JM:I wish you would bottle it and send it to me. Before we close the interview, if there anything either about Mt. Riga or the other things that I have asked you that you would like to add that I haven’t covered?
MV:Oh my goodness, you have been so thorough. I guess I would say that I see something changing in Mt. Riga which is sad but understandable. My children and the children of a few others on Mt. Riga are probably the last ones that will ever get to spend their entire summer on the mountain. We are still a summer community, but when I was growing up and when my children were growing up, we moved up as soon as the school was out, in fact when we lived in Sharon, we moved up before school was out. We spent all summer and we came down in October when it got too hard to do homework by kerosene lamp, or at least they said it did.
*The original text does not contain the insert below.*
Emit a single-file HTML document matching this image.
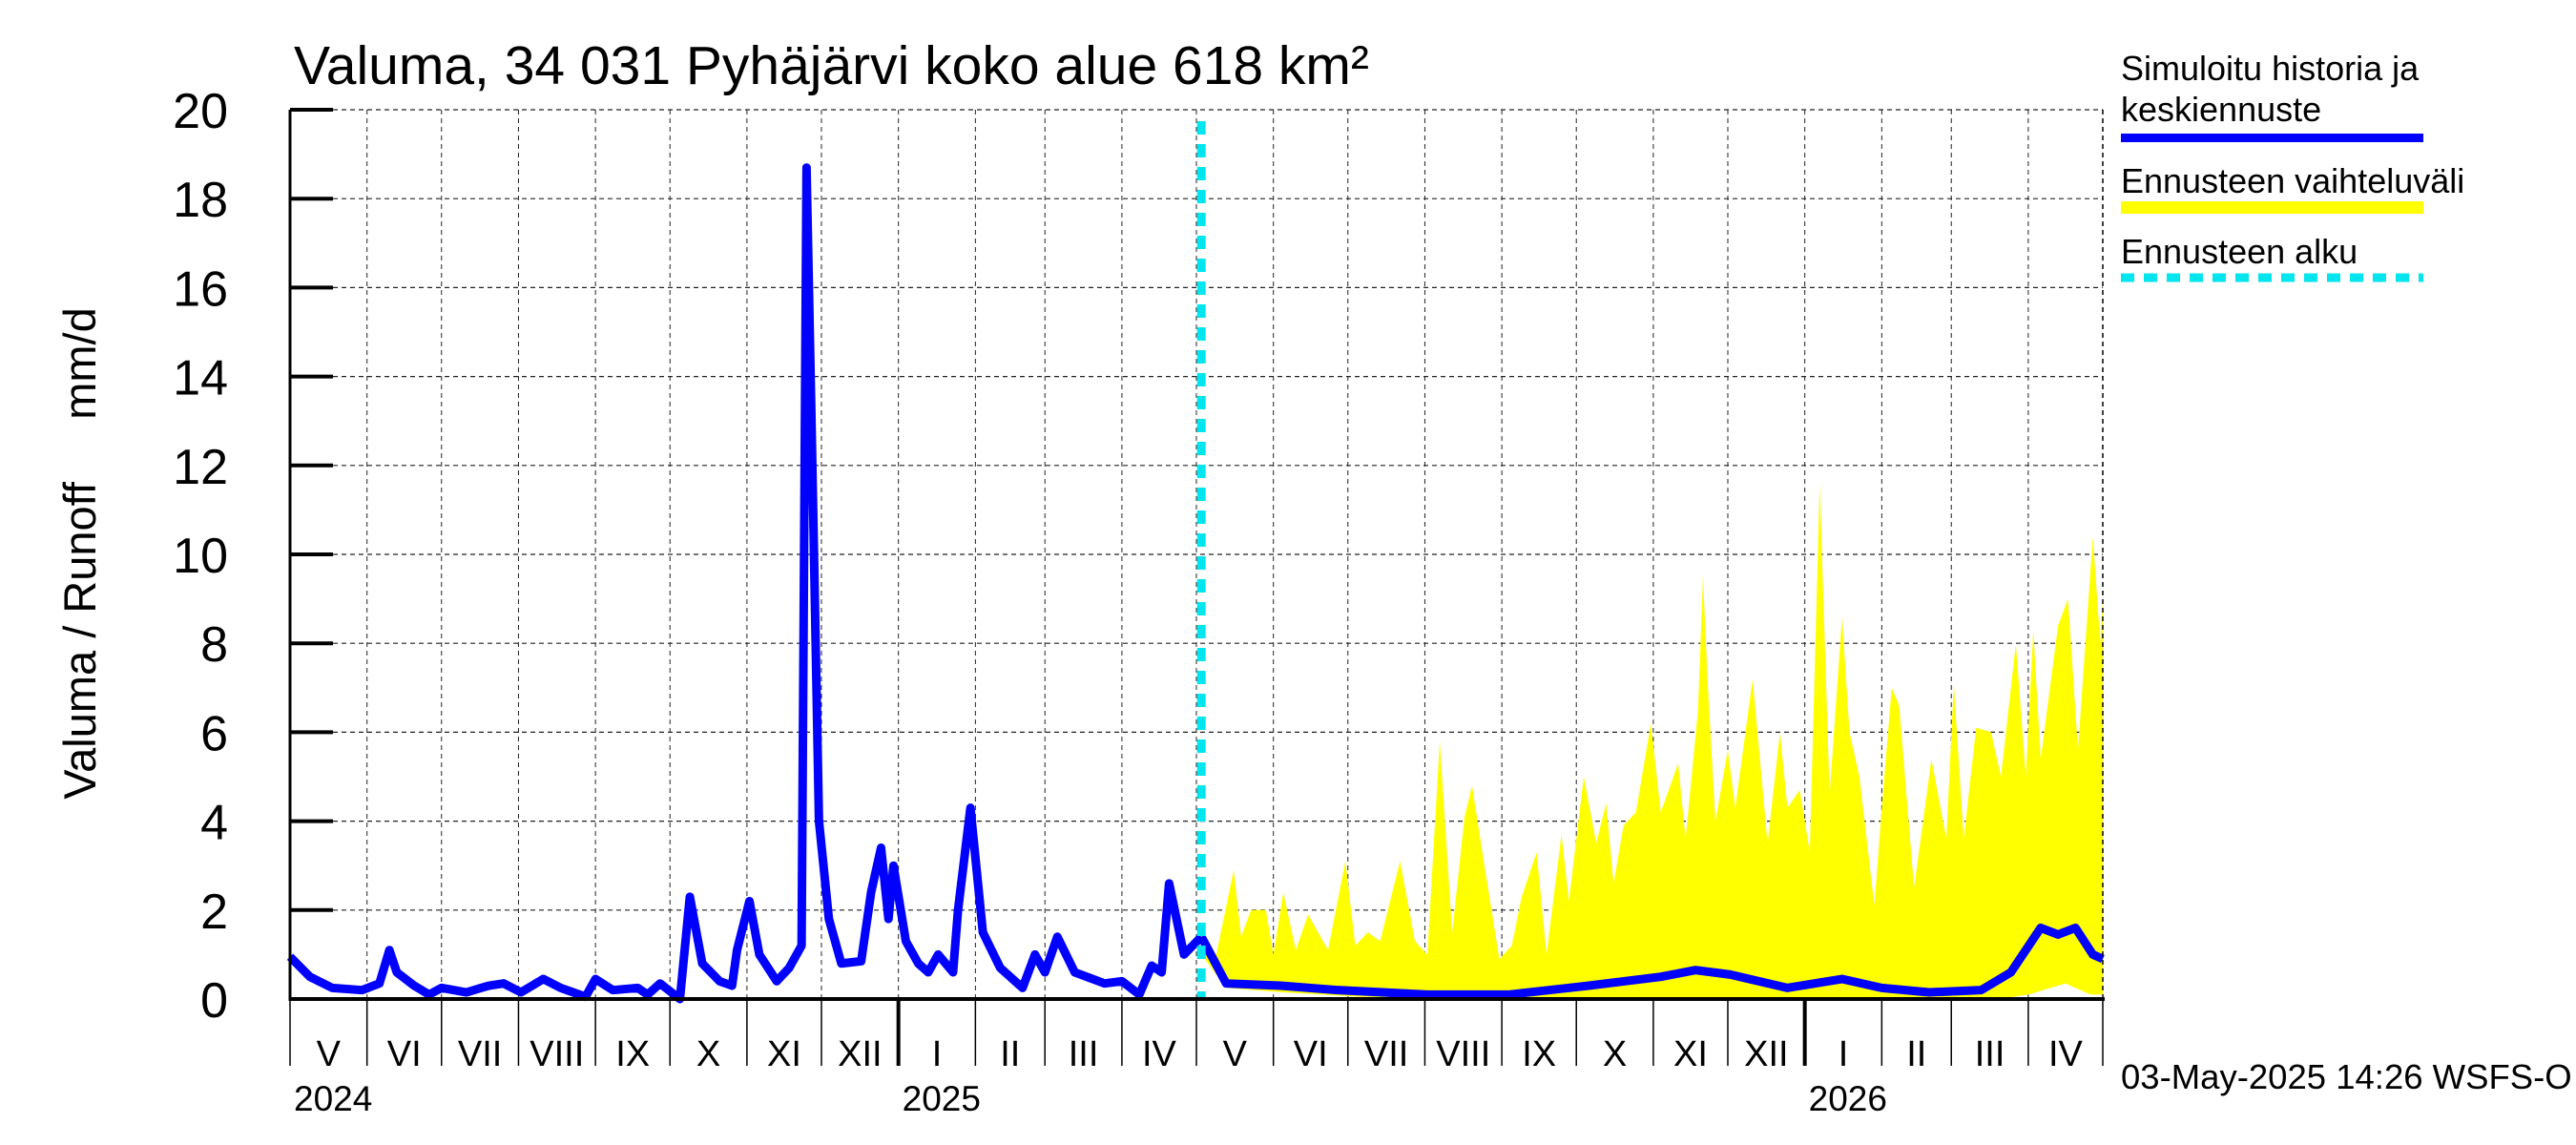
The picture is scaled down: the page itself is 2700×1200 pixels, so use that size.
<!DOCTYPE html>
<html><head><meta charset="utf-8"><style>
html,body{margin:0;padding:0;background:#fff;}
svg{display:block;font-family:"Liberation Sans",Arial,sans-serif;}
</style></head><body>
<svg id="chart" width="2700" height="1200" viewBox="0 0 2700 1200" xmlns="http://www.w3.org/2000/svg">
<rect width="2700" height="1200" fill="#fff"/>
<text x="308" y="88" font-size="57">Valuma, 34 031 Pyhäjärvi koko alue 618 km²</text>
<text transform="translate(100,580) rotate(-90)" text-anchor="middle" font-size="47" xml:space="preserve" style="white-space:pre">Valuma / Runoff     mm/d</text>
<g id="grid"></g>
<g id="bands"></g>
<g id="lines"></g>
<g id="axes"></g>
<g>
<text x="2223" y="84" font-size="36">Simuloitu historia ja</text>
<text x="2223" y="127" font-size="36">keskiennuste</text>
<rect x="2223" y="140" width="317" height="9" fill="#0000ff"/>
<text x="2223" y="202" font-size="36">Ennusteen vaihteluväli</text>
<rect x="2223" y="211" width="317" height="13" fill="#ffff00"/>
<text x="2223" y="276" font-size="36">Ennusteen alku</text>
<line x1="2223" y1="291" x2="2540" y2="291" stroke="#00e5ee" stroke-width="9" stroke-dasharray="14,10"/>
</g>
<text x="2223" y="1141" font-size="36.5">03-May-2025 14:26 WSFS-O</text>
</svg>
<script>
const yTicks=[0,2,4,6,8,10,12,14,16,18,20];
const monthLabels=["V","VI","VII","VIII","IX","X","XI","XII","I","II","III","IV","V","VI","VII","VIII","IX","X","XI","XII","I","II","III","IV"];
const monthStartDays=[0,31,61,92,123,153,184,214,245,276,304,335,365,396,426,457,488,518,549,579,610,641,669,700,730];
const yearLabels=["2024","2025","2026"];
const yearDays=[0,245,610];
const forecastStartDay=367;
const histDays=[0,8,17,29,36,40,43,50,56,61,71,80,86,93,102,109,119,123,130,140,144,149,157,161,166,173,178,180,185,189,196,201,206,208,210,213,217,222,230,234,238,241,243,248,253,257,261,267,269,274,279,286,295,300,304,309,316,328,335,342,347,351,354,360,367];
const histVals=[0.95,0.5,0.25,0.2,0.35,1.1,0.6,0.3,0.1,0.25,0.15,0.3,0.35,0.15,0.45,0.25,0.05,0.45,0.2,0.25,0.1,0.35,0.0,2.3,0.8,0.4,0.3,1.1,2.2,1.0,0.4,0.7,1.2,18.7,13,4,1.8,0.8,0.85,2.4,3.4,1.8,3.0,1.3,0.8,0.6,1.0,0.6,2.0,4.3,1.5,0.7,0.25,1.0,0.6,1.4,0.6,0.35,0.4,0.1,0.75,0.6,2.6,1.0,1.4];
const meanDays=[367,377,399,422,458,491,523,552,566,580,603,625,641,660,681,693,705,712,719,726,730];
const meanVals=[1.4,0.35,0.3,0.2,0.1,0.1,0.3,0.5,0.65,0.55,0.25,0.45,0.25,0.15,0.2,0.6,1.6,1.45,1.6,1.0,0.9];
const upDays=[367,373,380,383,387,393,396,400,405,410,418,425,429,434,439,447,453,458,463,468,473,476,481,487,492,496,502,506,512,515,521,526,530,533,537,542,548,552,559,562,567,569,571,574,579,582,589,595,600,603,608,612,616,620,625,628,632,638,641,645,648,654,661,667,670,674,679,685,689,695,699,702,705,712,716,720,726,729,730];
const upVals=[1.4,1.0,2.9,1.4,2.0,2.0,1.0,2.4,1.1,1.9,1.1,3.1,1.2,1.5,1.3,3.1,1.3,1.0,5.8,1.5,4.1,4.8,3.0,0.9,1.2,2.3,3.3,1.0,3.7,2.2,5.0,3.5,4.4,2.6,3.9,4.2,6.2,4.2,5.3,3.6,6.5,9.5,7.0,4.0,5.6,4.3,7.2,3.5,6.0,4.3,4.7,3.3,11.6,4.6,8.6,6.0,5.0,2.1,4.3,7.0,6.6,2.5,5.4,3.6,7.1,3.6,6.1,6.0,5.0,8.0,5.0,8.3,5.4,8.4,9.0,5.6,10.4,8.0,9.0];
const lowDays=[367,377,400,430,460,690,700,715,725,730];
const lowVals=[1.0,0.25,0.15,0.05,0.02,0.02,0.1,0.35,0.1,0.1];

const X0=304,X1=2204,Y0=1047,Y1=115,DAYS=730,YMAX=20;
function xs(d){return X0+(X1-X0)*d/DAYS;}
function ys(v){return Y0-(Y0-Y1)*v/YMAX;}
const NS="http://www.w3.org/2000/svg";
function mk(tag,attrs,parent){const e=document.createElementNS(NS,tag);for(const k in attrs)e.setAttribute(k,attrs[k]);parent.appendChild(e);return e;}
const grid=document.getElementById('grid'),bands=document.getElementById('bands'),lines=document.getElementById('lines'),axes=document.getElementById('axes');

yTicks.forEach(v=>{
  if(v>0){const g=mk('line',{x1:X0,y1:ys(v),x2:X1,y2:ys(v),stroke:'#222','stroke-width':1.2,'stroke-dasharray':'5,4'},grid);
  
  }
  const t=mk('line',{x1:X0,y1:ys(v),x2:X0+45,y2:ys(v),stroke:'#000','stroke-width':4},axes);
  
  
  const l=mk('text',{x:239,y:ys(v)+19,'text-anchor':'end','font-size':52},axes);
  l.textContent=v;
  
  
});
monthStartDays.forEach((d,i)=>{
  const x=xs(d);
  if(d>0){const g=mk('line',{x1:x,y1:Y1,x2:x,y2:Y0,stroke:'#222','stroke-width':1,'stroke-dasharray':'5,4'},grid);
  
  }
  const isJan=yearDays.indexOf(d)>0;
  const t=mk('line',{x1:x,y1:Y0,x2:x,y2:1117,stroke:'#000','stroke-width':isJan?4:1.5},axes);
  
  
  if(i<monthLabels.length){
    const l=mk('text',{x:(xs(d)+xs(monthStartDays[i+1]))/2,y:1117,'text-anchor':'middle','font-size':38},axes);
    l.textContent=monthLabels[i];
    
    
  }
});
yearLabels.forEach((y,i)=>{
  const l=mk('text',{x:xs(yearDays[i])+4,y:1164,'font-size':37},axes);
  l.textContent=y;
  
  
});
let pts=upDays.map((d,i)=>xs(d)+','+ys(upVals[i]));
for(let i=lowDays.length-1;i>=0;i--)pts.push(xs(lowDays[i])+','+ys(lowVals[i]));
const band=mk('polygon',{points:pts.join(' '),fill:'#ffff00'},bands);


const hist=mk('polyline',{points:histDays.map((d,i)=>xs(d)+','+ys(histVals[i])).join(' '),fill:'none',stroke:'#0000ff','stroke-width':9,'stroke-linejoin':'round'},lines);


const mean=mk('polyline',{points:meanDays.map((d,i)=>xs(d)+','+ys(meanVals[i])).join(' '),fill:'none',stroke:'#0000ff','stroke-width':9,'stroke-linejoin':'round'},lines);


const fs=mk('line',{x1:xs(forecastStartDay),y1:Y1+12,x2:xs(forecastStartDay),y2:Y0,stroke:'#00e5ee','stroke-width':9,'stroke-dasharray':'14,10'},lines);


const ya=mk('line',{x1:X0,y1:Y1,x2:X0,y2:Y0+2,stroke:'#000','stroke-width':3},axes);


const xa=mk('line',{x1:X0,y1:Y0,x2:X1+2,y2:Y0,stroke:'#000','stroke-width':4},axes);


const rb=mk('line',{x1:X1,y1:Y1,x2:X1,y2:Y0,stroke:'#000','stroke-width':1.5,'stroke-dasharray':'5,4'},axes);


</script>
</body></html>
I have a tremendous affection for the fact that living up on the mountain as some have done like the Millers who spend a year there and roger and Ann Williams back a while ago, one of Alice’s relatives. Living there year round was always something that Charlie and thought we would do, but I think we have now checked off that it is not something we can do. We have winter camped up there; we enjoyed it when we were younger. Our last time to do that was in 2000; we spend New Year’s Eve up there with a whole bunch of people. We had a wonderful night; we went out on the lake and it was a beautiful occasion. I think that those days are gone for us. Our children are very strongly connected to the mountain and to their friendships there. I hope that in future generations even with part-time coming to the mountain that they will build that sense of community and belonging. It goes a little bit farther that than into the ability to think through a problem and make do or to not have exactly what you need so you create another way to do something. There are still a lot of card games, board games and things that children can do if they come for 2 weeks or a week. They can participate in and enjoy, but that whole sense of that acres is your backyard and you are free to roam, you are free to swim, canoe, to berry pick, to hike without any parent really being concerned about you. You are just gone. That freedom and also the responsibility that comes with that freedom staying safe, staying mostly sensible, comes with an appreciation of the land. With the appreciation of the land comes a feeling of responsibility.
JM:We are going to leave it there because I don’t want you to be teary. Thank you so much.